IMO the more likely scenario will be that wage inflation finally start to kick in and more millennials (the larger than boomers generation) will be ready and willing to buy them up as they are liquidated over time.
I don’t see another 2006-10 housing crash occurring again in our life times (I see that as an extremely unlikely event). Anyway IMO.
I’m already starting to see this in my neighborhood. Several of the old people are listing their property in fall of all times. A couple of these were on the soon to foreclose list. My bet is the reverse mortgage well has run dry and now they need to sell to pull out whatever’s left.
I’d expect to see this more and more. The hard part will be when the old people start organizing (old people vote) or when the news does a couple of articles on the evil banks kicking seniors out of their homes.
Another 10 years and the boomers will start dieing off. That’s when it’s going to get interesting.
average boomer 401K balance = $126k
http://blog.personalcapital.com/wp-content/uploads/2014/03/401k-average.png
I would say that there is a problem.
Average 401K balance of the previous generations was zero
Jiji, I appreciate your many contributions here over time.
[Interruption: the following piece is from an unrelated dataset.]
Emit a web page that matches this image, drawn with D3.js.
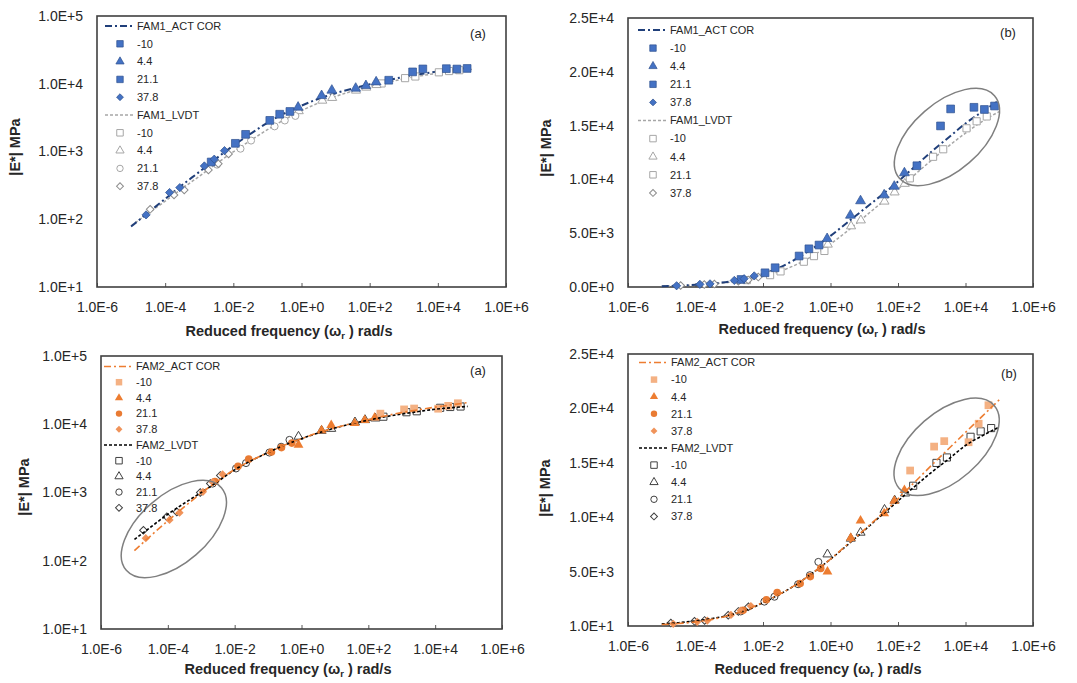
<!DOCTYPE html>
<html>
<head>
<meta charset="utf-8">
<script src="https://cdn.jsdelivr.net/npm/d3@7"></script>
<style>
  body { margin: 0; background: #fff; }
  text { font-family: Arial, "Liberation Sans", sans-serif; fill: #262626; }
</style>
</head>
<body>
<svg id="chart" width="1077" height="683"></svg>
<script>
// x values below are log10 of the reduced frequency (rad/s), y values are |E*| in MPa

const temps = ["-10", "4.4", "21.1", "37.8"];

const xTickExp = [-6, -4, -2, 0, 2, 4, 6];
const xTickLabels = ["1.0E-6", "1.0E-4", "1.0E-2", "1.0E+0", "1.0E+2", "1.0E+4", "1.0E+6"];
const yLogTicks = [1e1, 1e2, 1e3, 1e4, 1e5];
const yLogLabels = ["1.0E+1", "1.0E+2", "1.0E+3", "1.0E+4", "1.0E+5"];
const yLinTicks = [0, 5000, 10000, 15000, 20000, 25000];
const yLinLabels = ["0.0E+0", "5.0E+3", "1.0E+4", "1.5E+4", "2.0E+4", "2.5E+4"];
const yLin2Ticks = [10, 5010, 10010, 15010, 20010, 25010];
const yLin2Labels = ["1.0E+1", "5.0E+3", "1.0E+4", "1.5E+4", "2.0E+4", "2.5E+4"];

// FAM1 - actuator (corrected)
const f1Act_m10 = [[2.56, 11270], [3.26, 14970], [3.56, 16550], [4.25, 16700], [4.56, 16500], [4.86, 16820]];
const f1Act_4 = [[-0.10, 4490], [0.59, 6660], [0.89, 8000], [1.59, 8550], [1.89, 9350], [2.19, 10600]];
const f1Act_21 = [[-2.65, 700], [-1.94, 1320], [-1.64, 1790], [-0.93, 2880], [-0.64, 3550], [-0.34, 3900]];
const f1Act_37 = [[-4.56, 116], [-3.87, 248], [-3.57, 293], [-2.85, 612], [-2.56, 770], [-2.26, 1030]];
// FAM1 - LVDT
const f1Lvdt_m10 = [[2.35, 10100], [3.04, 12100], [3.34, 12800], [4.03, 14750], [4.33, 15400], [4.63, 15850]];
const f1Lvdt_4 = [[-0.08, 3950], [0.61, 5650], [0.90, 6200], [1.60, 7950], [1.90, 8800], [2.20, 9600]];
const f1Lvdt_21 = [[-2.48, 640], [-1.79, 1100], [-1.48, 1450], [-0.79, 2350], [-0.49, 2870], [-0.18, 3350]];
const f1Lvdt_37 = [[-4.44, 140], [-3.74, 228], [-3.44, 270], [-2.73, 535], [-2.44, 660], [-2.14, 920]];
// FAM1 master curves
const f1ActCurveX = [-5, -4.5, -4, -3.5, -3, -2.5, -2, -1.5, -1, -0.5, 0, 0.5, 1, 1.5, 2, 2.5, 3, 3.5, 4, 4.5, 4.93];
const f1ActCurveY = [78, 125, 200, 320, 500, 790, 1220, 1820, 2650, 3650, 4750, 6000, 7250, 8500, 9800, 11200, 12600, 13900, 15200, 16300, 17200];
const f1LvdtCurveX = [-5, -4.5, -4, -3.5, -3, -2.5, -2, -1.5, -1, -0.5, 0, 0.5, 1, 1.5, 2, 2.5, 3, 3.5, 4, 4.5, 5];
const f1LvdtCurveY = [80, 122, 185, 285, 430, 660, 990, 1450, 2100, 2950, 4000, 5200, 6500, 7800, 9100, 10450, 11800, 13100, 14300, 15400, 16300];

// FAM2 - actuator (corrected)
const f2Act_m10 = [[2.36, 14300], [3.07, 16500], [3.37, 17000], [4.09, 16900], [4.39, 18600], [4.68, 20300]];
const f2Act_4 = [[-0.09, 5000], [0.60, 8100], [0.89, 9700], [1.59, 10350], [1.89, 11500], [2.19, 12500]];
const f2Act_21 = [[-2.59, 1450], [-1.90, 2420], [-1.58, 3080], [-0.90, 3920], [-0.60, 4550], [-0.29, 5300]];
const f2Act_37 = [[-4.66, 214], [-3.95, 396], [-3.65, 507], [-2.95, 1025], [-2.66, 1420], [-2.36, 1840]];
// FAM2 - LVDT
const f2Lvdt_m10 = [[2.45, 12900], [3.14, 15000], [3.45, 15500], [4.15, 17400], [4.45, 17900], [4.76, 18200]];
const f2Lvdt_4 = [[-0.09, 6600], [0.60, 8050], [0.89, 8600], [1.60, 10700], [1.90, 11550], [2.21, 12200]];
const f2Lvdt_21 = [[-2.66, 1350], [-1.96, 2250], [-1.66, 2700], [-0.96, 3850], [-0.61, 4680], [-0.36, 5900]];
const f2Lvdt_37 = [[-4.73, 280], [-4.03, 440], [-3.73, 520], [-3.03, 1000], [-2.73, 1350], [-2.43, 1780]];
// FAM2 master curves
const f2ActCurveX = [-5, -4.5, -4, -3.5, -3, -2.5, -2, -1.5, -1, -0.5, 0, 0.5, 1, 1.5, 2, 2.5, 3, 3.5, 4, 4.5, 5];
const f2ActCurveY = [141, 235, 385, 620, 980, 1480, 2180, 2950, 3850, 4950, 6150, 7500, 8850, 10250, 11700, 13250, 14800, 16300, 17800, 19300, 20800];
const f2LvdtCurveX = [-5, -4.5, -4, -3.5, -3, -2.5, -2, -1.5, -1, -0.5, 0, 0.5, 1, 1.5, 2, 2.5, 3, 3.5, 4, 4.5, 4.97];
const f2LvdtCurveY = [205, 315, 480, 700, 1000, 1450, 2150, 2930, 3850, 4950, 6150, 7450, 8800, 10150, 11500, 12850, 14150, 15350, 16600, 17500, 18250];

// highlighted regions (centre in data units)
const ellipseP2 = [3.45, 13940];
const ellipseP3 = [-3.82, 292];
const ellipseP4 = [3.44, 16480];

const svg = d3.select("#chart");
const toXY = arr => arr.map(d => ({ f: Math.pow(10, d[0]), e: d[1] }));
const curvePts = (xs, ys) => xs.map((v, i) => ({ f: Math.pow(10, v), e: ys[i] }));

const fam1 = {
  actName: "FAM1_ACT COR", lvdtName: "FAM1_LVDT",
  act: [f1Act_m10, f1Act_4, f1Act_21, f1Act_37],
  lvdt: [f1Lvdt_m10, f1Lvdt_4, f1Lvdt_21, f1Lvdt_37],
  actCurve: curvePts(f1ActCurveX, f1ActCurveY),
  lvdtCurve: curvePts(f1LvdtCurveX, f1LvdtCurveY),
  actFill: ["#4472C4", "#4472C4", "#4472C4", "#4472C4"], actStroke: "#2F528F",
  lvdtStroke: ["#A6A6A6", "#A6A6A6", "#A6A6A6", "#8C8C8C"],
  actLine: { color: "#203F7A", dash: "7,3,2,3", w: 2 },
  lvdtLine: { color: "#A6A6A6", dash: "3,2", w: 1.5 },
  linesOnTop: false
};
const fam2 = {
  actName: "FAM2_ACT COR", lvdtName: "FAM2_LVDT",
  act: [f2Act_m10, f2Act_4, f2Act_21, f2Act_37],
  lvdt: [f2Lvdt_m10, f2Lvdt_4, f2Lvdt_21, f2Lvdt_37],
  actCurve: curvePts(f2ActCurveX, f2ActCurveY),
  lvdtCurve: curvePts(f2LvdtCurveX, f2LvdtCurveY),
  actFill: ["#F4B183", "#ED7D31", "#E97B33", "#F0935A"], actStroke: null,
  lvdtStroke: ["#404040", "#404040", "#404040", "#404040"],
  actLine: { color: "#ED7D31", dash: "7,3,2,3", w: 1.6 },
  lvdtLine: { color: "#000000", dash: "3,2", w: 1.6 },
  linesOnTop: true
};

const panels = [
  { l: 97, r: 506, t: 16, b: 287, yType: "log", yDom: [10, 1e5], yTicks: yLogTicks, yLabels: yLogLabels,
    fam: fam1, actShapes: ["square", "triangle", "square", "diamond"], lvdtShapes: ["square", "triangle", "circle", "diamond"],
    tag: "(a)", tagX: 478, tagY: 33, legX: 105, legY: 26, legStep: 17.8, xTitleX: 289, xTitleY: 331, yTitleX: 15, yTitleY: 147, ell: null },
  { l: 628, r: 1033, t: 18, b: 287, yType: "lin", yDom: [0, 25000], yTicks: yLinTicks, yLabels: yLinLabels,
    fam: fam1, actShapes: ["square", "triangle", "square", "diamond"], lvdtShapes: ["square", "triangle", "square", "diamond"],
    tag: "(b)", tagX: 1008, tagY: 32, legX: 638, legY: 30, legStep: 18.1, xTitleX: 822, xTitleY: 329, yTitleX: 546, yTitleY: 148, ell: ellipseP2 },
  { l: 101, r: 502, t: 356, b: 629, yType: "log", yDom: [10, 1e5], yTicks: yLogTicks, yLabels: yLogLabels,
    fam: fam2, actShapes: ["square", "triangle", "circle", "diamond"], lvdtShapes: ["square", "triangle", "circle", "diamond"],
    tag: "(a)", tagX: 478, tagY: 370, legX: 104, legY: 366.5, legStep: 15.7, xTitleX: 288, xTitleY: 669, yTitleX: 24, yTitleY: 487, ell: ellipseP3 },
  { l: 628, r: 1033, t: 354, b: 626, yType: "lin", yDom: [10, 25010], yTicks: yLin2Ticks, yLabels: yLin2Labels,
    fam: fam2, actShapes: ["square", "triangle", "circle", "diamond"], lvdtShapes: ["square", "triangle", "circle", "diamond"],
    tag: "(b)", tagX: 1009, tagY: 373, legX: 639, legY: 362.5, legStep: 17.1, xTitleX: 818, xTitleY: 669, yTitleX: 545, yTitleY: 488, ell: ellipseP4 }
];

const symTypes = { square: d3.symbolSquare, triangle: d3.symbolTriangle, circle: d3.symbolCircle, diamond: d3.symbolSquare };
const symSize = { square: 60, triangle: 42, circle: 46, diamond: 34 };

function drawPanel(p) {
  const g = svg.append("g");
  const fam = p.fam;
  const x = d3.scaleLog().domain([1e-6, 1e6]).range([p.l, p.r]);
  const y = (p.yType === "log" ? d3.scaleLog() : d3.scaleLinear()).domain(p.yDom).range([p.b, p.t]);

  // axes
  const xAxis = g.append("g").attr("transform", `translate(0,${p.b})`)
    .call(d3.axisBottom(x).tickValues(xTickExp.map(e => Math.pow(10, e)))
      .tickFormat((d, i) => xTickLabels[i]).tickSizeInner(-4).tickSizeOuter(0).tickPadding(15));
  xAxis.select(".domain").remove();
  xAxis.selectAll("line").attr("stroke", "#595959");
  xAxis.selectAll("text").style("font-size", "14px").attr("fill", "#262626");

  const yAxis = g.append("g").attr("transform", `translate(${p.l},0)`)
    .call(d3.axisLeft(y).tickValues(p.yTicks).tickFormat((d, i) => p.yLabels[i]).tickSize(0).tickPadding(14));
  yAxis.select(".domain").remove();
  yAxis.selectAll("text").style("font-size", "14px").attr("fill", "#262626");

  // frame
  g.append("rect").attr("x", p.l).attr("y", p.t).attr("width", p.r - p.l).attr("height", p.b - p.t)
    .attr("fill", "none").attr("stroke", "#404040").attr("stroke-width", 1.6);

  // titles
  const xt = g.append("text").attr("x", p.xTitleX).attr("y", p.xTitleY + 5)
    .attr("text-anchor", "middle").style("font-size", "14.5px").style("font-weight", "bold");
  xt.append("tspan").text("Reduced frequency (ω");
  xt.append("tspan").text("r").attr("dy", 3).style("font-size", "9.5px");
  xt.append("tspan").text(" ) rad/s").attr("dy", -3);

  g.append("text").attr("transform", `translate(${p.yTitleX},${p.yTitleY}) rotate(-90)`)
    .attr("dy", "0.35em").attr("text-anchor", "middle")
    .style("font-size", "14.5px").style("font-weight", "bold").text("|E*| MPa");

  g.append("text").attr("x", p.tagX).attr("y", p.tagY).attr("dy", "0.35em")
    .attr("text-anchor", "middle").style("font-size", "13px").text(p.tag);

  const line = d3.line().x(d => x(d.f)).y(d => y(d.e)).curve(d3.curveMonotoneX);

  const drawLines = () => {
    g.append("path").datum(fam.lvdtCurve).attr("d", line).attr("fill", "none")
      .attr("stroke", fam.lvdtLine.color).attr("stroke-width", fam.lvdtLine.w).attr("stroke-dasharray", fam.lvdtLine.dash);
    g.append("path").datum(fam.actCurve).attr("d", line).attr("fill", "none")
      .attr("stroke", fam.actLine.color).attr("stroke-width", fam.actLine.w).attr("stroke-dasharray", fam.actLine.dash);
  };

  const drawPoints = () => {
    // LVDT hollow markers
    fam.lvdt.forEach((arr, i) => {
      const shape = p.lvdtShapes[i];
      g.append("g").selectAll("path").data(toXY(arr)).join("path")
        .attr("d", d3.symbol(symTypes[shape], symSize[shape] * 0.85)())
        .attr("transform", d => `translate(${x(d.f)},${y(d.e)}) rotate(${shape === "diamond" ? 45 : 0})`)
        .attr("fill", "#fff").attr("stroke", fam.lvdtStroke[i]).attr("stroke-width", 1);
    });
    // actuator filled markers
    fam.act.forEach((arr, i) => {
      const shape = p.actShapes[i];
      g.append("g").selectAll("path").data(toXY(arr)).join("path")
        .attr("d", d3.symbol(symTypes[shape], symSize[shape])())
        .attr("transform", d => `translate(${x(d.f)},${y(d.e)}) rotate(${shape === "diamond" ? 45 : 0})`)
        .attr("fill", fam.actFill[i])
        .attr("stroke", fam.actStroke || "none").attr("stroke-width", 0.7);
    });
  };

  if (fam.linesOnTop) { drawPoints(); drawLines(); } else { drawLines(); drawPoints(); }

  // highlight ellipse
  if (p.ell) {
    g.append("ellipse")
      .attr("transform", `translate(${x(Math.pow(10, p.ell[0]))},${y(p.ell[1])}) rotate(-41)`)
      .attr("rx", 63).attr("ry", 34)
      .attr("fill", "none").attr("stroke", "#7F7F7F").attr("stroke-width", 1.5);
  }

  // legend
  const leg = g.append("g");
  let ly = p.legY;
  const lineX0 = p.legX, lineX1 = p.legX + 30, textX = p.legX + 32, mx = p.legX + 15;
  const legendBlock = (name, lineStyle, hollow) => {
    leg.append("line").attr("x1", lineX0).attr("x2", lineX1).attr("y1", ly).attr("y2", ly)
      .attr("stroke", lineStyle.color).attr("stroke-width", lineStyle.w).attr("stroke-dasharray", lineStyle.dash);
    leg.append("text").attr("x", textX).attr("y", ly).attr("dy", "0.35em").style("font-size", "11px").text(name);
    ly += p.legStep;
    temps.forEach((t, i) => {
      const shape = hollow ? p.lvdtShapes[i] : p.actShapes[i];
      const m = leg.append("path").attr("d", d3.symbol(symTypes[shape], symSize[shape] * 0.7)())
        .attr("transform", `translate(${mx},${ly}) rotate(${shape === "diamond" ? 45 : 0})`);
      if (hollow) m.attr("fill", "#fff").attr("stroke", fam.lvdtStroke[i]).attr("stroke-width", 1);
      else m.attr("fill", fam.actFill[i]).attr("stroke", fam.actStroke || "none").attr("stroke-width", 0.7);
      leg.append("text").attr("x", textX).attr("y", ly).attr("dy", "0.35em").style("font-size", "11px").text(t);
      ly += p.legStep;
    });
  };
  legendBlock(fam.actName, fam.actLine, false);
  legendBlock(fam.lvdtName, fam.lvdtLine, true);
}

panels.forEach(drawPanel);
</script>
</body>
</html>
But there is more trouble brewing under the surface.
Admittedly, I am on the lookout. Those of us with MLS access have the tax rolls at our fingertips – and the mortgage balances OF THOSE WHO ARE SELLING ain’t pretty.
Undoubtedly, the majority of boomers will be fine. But they aren’t moving.
Of the boomers who are selling, how many are moving up? Can’t be that many – maybe 10%?
The rest are moving down or out.
The boomers making the market will be those who need to move.
For those who don’t have access to the tax rolls:
As you are looking at homes online, notice how long the sellers have owned the home.
What I see is a group who bought in 2005-2008, and long-timers.
Would have been interesting if C.A.R. asked boomers if any expect the chance of a drop in home value within a decade. Foolish to think somehow were immune to another correction.
They also forecasted continuance in appreciation even with interest rates “normalizing to 4.5%”. Not going to happen.
Thanks Brian.
And how many of those boomers who know they will be selling – need to or not – are just riding the current appreciation, waiting for the music to stop before selling?
They will all have different exit points, but it could get exciting in spot areas where a cluster of them decide it’s time to go.
Wishful thinking, Jim. Lots of gray hair in my Silicon Valley $1.2MM and up neighborhood and very few people are moving. Nowhere they want to go and the “age in place” remodeling has already started. Eventually there will be turnover of those that die, go to assisted living, or move to be near the grandkids. But that will be a trickle, not a wave.
Personally I would be more worried about gen-x’ers in CV getting laid off from QCOM or whatever Tech/Bio-Tech company that gets hit next.
(OK maybe a few boomers are in this category as well, being no boomer in his right mind would want to pay the high MR when he does not have school age kids, so I could see them wanting to exit stage right on that).
CV kind of reminds me of Irvine in a lot of ways.
I was up there about a month ago, there were for sale signs everywhere.
IMO too much money for a mc-mansion on a postage stamp lot.
I’m not talking about Silicon Valley, I’m talking about normal people.
Most will be fine across the USA. They will age in place, and enjoy the remainder – all while ignoring those stupid blogger guys.
I think it’s already happening around SD. Why would anyone move, unless they had to?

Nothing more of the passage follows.